For fifteen years, from 1988 to 2003, we had the Thomas Breakwell School in Stevenage; first in the College, then in the Rectory at Barnwell School and finally in the main buildings of the school. I was its director the last five years and Oliver for the three before me. The school was held in an old rectory in the grounds of another school. The fellowship we got there from the parents who stayed there during the morning and the friendships between the children were invaluable.
During the time the Thomas Breakwell School ran, though it was hard work it was also a time of friendships. It was an opportunity, on a regular basis, to know the parents and the children; indeed some adults used to come without the excuse of children. Towards the end life became a bit more complicated as one of our children, Pippa, who was a teacher at the school, became wheelchair bound and couldn’t ride in an ordinary car. Our long walks over to Barnwell School became memorable in a different way, especially when we hit a snowy winter and took advantage of the empty roads to push her along the middle rather than the pavement.
Like all the other community schools, ours closed in favour of local children’s classes and junior youth activities.
Since then our lives have become more home based. The community has become smaller, with families moving out to greener pastures. At the moment we are two families and two other members, not counting Bahá’ís we don’t know or who feel more comfortable out of sight. Though small, we are a close community and benefit from each other’s ideas. And though we as a family are not active in the wider Bahá’í world, life revolving round a very disabled member of the family has brought other blessings. People in general, whether carers or friends, have the opportunity to show their best side.
From the teaching point of view I feel singularly inept, and it is best not to measure one’s value in terms of being able to tick boxes. However, the other day, when standing at the crossing waiting for the light to change, a young woman came alongside us and said how she always remembered the Bahá’í talk I gave at her school. A quick bit of thinking and I realized it must have been about twenty years ago. She said, as we crossed the road, how it had changed her life. I felt a rush of hope. She felt so inspired that she went home, opened her Bible and became a born again Christian! I must have sold the idea of all religions having the same spiritual values a bit too well. For the rest of the day I found myself laughing out loud at the thought of that talk. I decided that God would be perfectly okay about this outcome.

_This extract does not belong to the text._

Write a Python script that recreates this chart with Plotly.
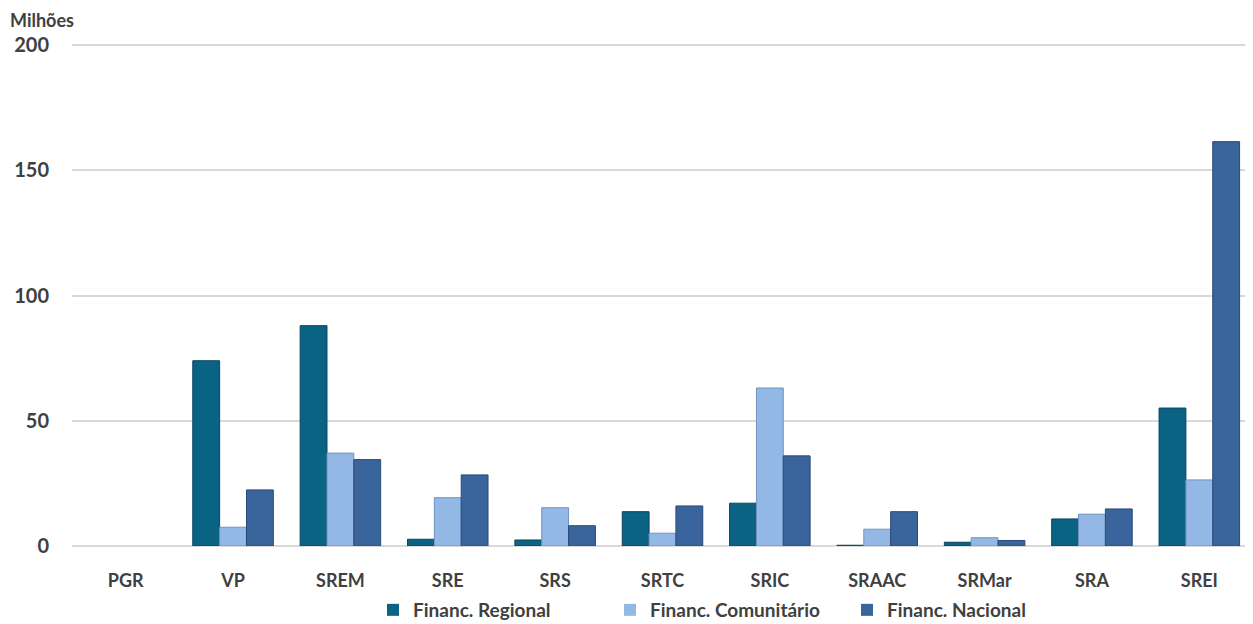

The progress of the Faith in Stevenage has been slow, but I’d like to think that the people of Stevenage who’ve come across Bahá’ís would say, in true Cockney style, “Yer I know the Bahá’ís. They’re all right really, they’re okay.”
Sorry this is all anecdotal – I could have told you about our pilgrimages, our summer schools, our other children (Robin and Stephanie), our resident grandson (Jake), the guide dogs I’ve had, and many other things, but I haven’t.
Hertfordshire, December 2012
Oliver adds: We met at the Lee Abbey International Student Club in Earls Court, London, where we were both living in the winter of 1966-7. We were married on 8th March 1967.
We all have a visual impairment, the details of which I will not go into. Pippa also has MS.
None of my family or Kari-Anna’s are Bahá’ís.